Walk into a pub in the Banana Republic, not far from the old Royal Marines Barracks on a Sunday afternoon, and you might be lucky enough to hear a woman singing some jazz numbers, backed by a pianist and a bass player.
She lilts out the numbers with a steady ease, lifting her smooth voice over the drinkers’ pints as they gather for a relaxed pubday afternoon, and weaving for a moment little pockets of joy and sadness, laughter and tragedy from that oh-so malleable raw material: sound.
“No Moon At All” – Helen MacDougall and her Musicians
This singer, with her dark hair and her lean figure I think of as The Southsea Birdwoman. She has sung in pubs and in clubs around the south of England, and she has played gigs to big audiences down at the Southsea bandstand. Thousands have basked on the grass by the sea, or danced swing, while her full band has filled the air with jumping rhythms.
But there is far more to the Birdwoman than being a singer. She is an unusual, massively gifted individual who has the hands of a builder, the muscles of an athlete and the voice of an angel.
Catch her on a summer afternoon down at the beach. She lives only a four minute walk from the solid shingle incline that shelves down to the sea. If you time it right, and the wind is in the right direction, you will find her taking wing on the waves – windsurfing over white horses, catching the air in her sail and scooting over the spray. Her tensed arms and her solid body taking on the elements, allow her for a moment to soar over the pale-green Solent on her single, white wing.
At work, you may find her in the trees, helping kids to find greater confidence by climbing with rope and harness up into the canopy. Or she may be at work building a bivouac, or showing kids how to light a fire and make artefacts out of wood: little pots from bark, perfectly made, with a lid and a base, as if a little craftshop has sprouted in a glade.

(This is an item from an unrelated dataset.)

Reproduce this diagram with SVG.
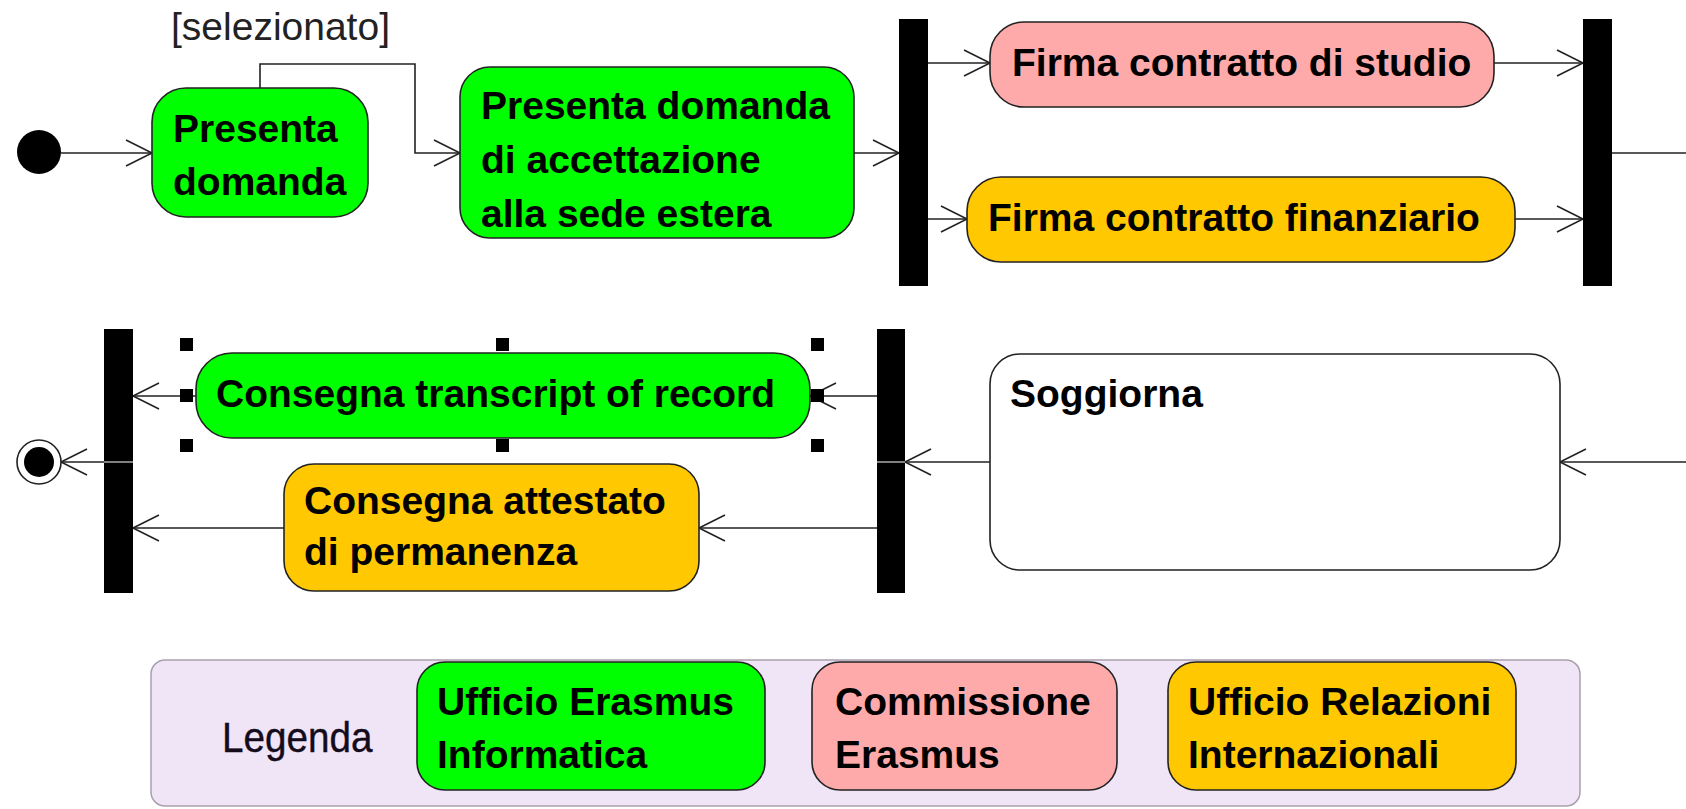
<svg xmlns="http://www.w3.org/2000/svg" width="1686" height="809" viewBox="0 0 1686 809">
<style>
.bg{fill:#ffffff}
.act{stroke:#222;stroke-width:1.6}
.green{fill:#00ff00}
.pink{fill:#ffaaaa}
.orange{fill:#ffc800}
.white{fill:#ffffff}
.lbl{font-family:"Liberation Sans",Arial,sans-serif;font-weight:bold;font-size:39px;fill:#000}
.reg{font-family:"Liberation Sans",Arial,sans-serif;font-size:39px;fill:#222}
.bar{fill:#000}
.edge{fill:none;stroke:#222;stroke-width:1.6}
.handle{fill:#000}
</style>
<defs>
<marker id="arr" viewBox="-2 -16 30 32" markerWidth="30" markerHeight="32" refX="26" refY="0" orient="auto" markerUnits="userSpaceOnUse">
<path d="M0,-13 L26,0 L0,13" fill="none" stroke="#222" stroke-width="1.6"/>
</marker>
</defs>
<rect class="bg" x="0" y="0" width="1686" height="809"/>

<g id="connectors">
<path class="edge" d="M61,153 H152" marker-end="url(#arr)"/>
<path class="edge" d="M260,88 V64 H415 V153 H460" marker-end="url(#arr)"/>
<path class="edge" d="M854,153 H899" marker-end="url(#arr)"/>
<path class="edge" d="M928,63 H990" marker-end="url(#arr)"/>
<path class="edge" d="M928,219 H967" marker-end="url(#arr)"/>
<path class="edge" d="M1494,63 H1583" marker-end="url(#arr)"/>
<path class="edge" d="M1515,219 H1583" marker-end="url(#arr)"/>
<path class="edge" d="M1612,153 H1686"/>
<path class="edge" d="M1686,462 H1560" marker-end="url(#arr)"/>
<path class="edge" d="M990,462 H905" marker-end="url(#arr)"/>
<path class="edge" d="M877,396 H810" marker-end="url(#arr)"/>
<path class="edge" d="M877,528 H699" marker-end="url(#arr)"/>
<path class="edge" d="M196,396 H133" marker-end="url(#arr)"/>
<path class="edge" d="M284,528 H133" marker-end="url(#arr)"/>
<path class="edge" d="M104,462 H61" marker-end="url(#arr)"/>
<text class="reg" x="171" y="40">[selezionato]</text>
</g>

<g id="start">
<circle cx="39" cy="152" r="22" fill="#000"/>
</g>

<g id="presenta-domanda">
<rect class="act green" x="152" y="88" width="216" height="129" rx="34"/>
<text class="lbl" x="173" y="142">Presenta</text>
<text class="lbl" x="173" y="195">domanda</text>
</g>

<g id="presenta-accettazione">
<rect class="act green" x="460" y="67" width="394" height="171" rx="30"/>
<text class="lbl" x="481" y="119">Presenta domanda</text>
<text class="lbl" x="481" y="173">di accettazione</text>
<text class="lbl" x="481" y="227">alla sede estera</text>
</g>

<g id="fork1"><rect class="bar" x="899" y="19" width="29" height="267"/></g>

<g id="firma-studio">
<rect class="act pink" x="990" y="22" width="504" height="85" rx="34"/>
<text class="lbl" x="1012" y="76">Firma contratto di studio</text>
</g>

<g id="firma-finanziario">
<rect class="act orange" x="967" y="177" width="548" height="85" rx="34"/>
<text class="lbl" x="988" y="231">Firma contratto finanziario</text>
</g>

<g id="join1"><rect class="bar" x="1583" y="19" width="29" height="267"/></g>

<g id="soggiorna">
<rect class="act white" x="990" y="354" width="570" height="216" rx="30"/>
<text class="lbl" x="1010" y="407">Soggiorna</text>
</g>

<g id="fork2">
<rect class="bar" x="877" y="329" width="28" height="264"/>
<line x1="877" y1="462" x2="905" y2="462" stroke="#fff" stroke-width="1"/>
</g>

<g id="consegna-transcript">
<rect class="act green" x="196" y="353" width="614" height="85" rx="36"/>
<text class="lbl" x="216" y="407">Consegna transcript of record</text>
<rect class="handle" x="180" y="338" width="13" height="13"/>
<rect class="handle" x="496" y="338" width="13" height="13"/>
<rect class="handle" x="811" y="338" width="13" height="13"/>
<rect class="handle" x="180" y="389" width="13" height="13"/>
<rect class="handle" x="811" y="389" width="13" height="13"/>
<rect class="handle" x="180" y="439" width="13" height="13"/>
<rect class="handle" x="496" y="439" width="13" height="13"/>
<rect class="handle" x="811" y="439" width="13" height="13"/>
</g>

<g id="consegna-attestato">
<rect class="act orange" x="284" y="464" width="415" height="127" rx="30"/>
<text class="lbl" x="304" y="514">Consegna attestato</text>
<text class="lbl" x="304" y="565">di permanenza</text>
</g>

<g id="join2">
<rect class="bar" x="104" y="329" width="29" height="264"/>
<line x1="104" y1="462" x2="133" y2="462" stroke="#fff" stroke-width="1"/>
</g>

<g id="end">
<circle cx="39" cy="462" r="22" fill="#fff" stroke="#222" stroke-width="1.6"/>
<circle cx="39" cy="462" r="15" fill="#000"/>
</g>

<g id="legenda">
<rect x="151" y="660" width="1429" height="146" rx="14" fill="#f0e4f7" stroke="#a9a0ad" stroke-width="1.5"/>
<text transform="translate(222,752) scale(0.92,1)" font-family="'Liberation Sans',Arial,sans-serif" font-size="42" fill="#140c1c" stroke="#140c1c" stroke-width="0.4">Legenda</text>
<rect class="act green" x="417" y="662" width="348" height="128" rx="28"/>
<text class="lbl" x="437" y="715">Ufficio Erasmus</text>
<text class="lbl" x="437" y="768">Informatica</text>
<rect class="act pink" x="812" y="662" width="305" height="128" rx="28"/>
<text class="lbl" x="835" y="715">Commissione</text>
<text class="lbl" x="835" y="768">Erasmus</text>
<rect class="act orange" x="1168" y="662" width="348" height="128" rx="28"/>
<text class="lbl" x="1188" y="715">Ufficio Relazioni</text>
<text class="lbl" x="1188" y="768">Internazionali</text>
</g>
</svg>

And at home, you may find her building her nest: hammering and sawing, making little additions to her home. The decking she built at the back of the house is a genuine feat of construction, with pillars of wood sunk deep into concrete, and a space where a tree has been given room to grow up through a hole specially cut. This is a sociable watering hole she has made, a lucky horseshoe of seats for friends to gather in the back garden on a summer’s day.
Indoors, for warmth in the winter, she has built a fireplace. She poured and set half a ton of concrete to build a suspended constructional hearth herself, and then put in place a cast iron Victorian fireplace. She has reboarded the downstairs floor, painted and decorated the whole house. Upstairs, completely unafraid, she took a circular saw to a wall in order to extend a room and build a clothes cupboard from the narrow space where an old boiler tank used to live. And she plastered over the place where the original door was so that it is now impossible to tell that it was any other way.
Consider her now: singing for all to hear, or flying on her windsurfer, or hopping high up in the trees – or again – building her nest – and now you understand why she is the Birdwoman of Southsea.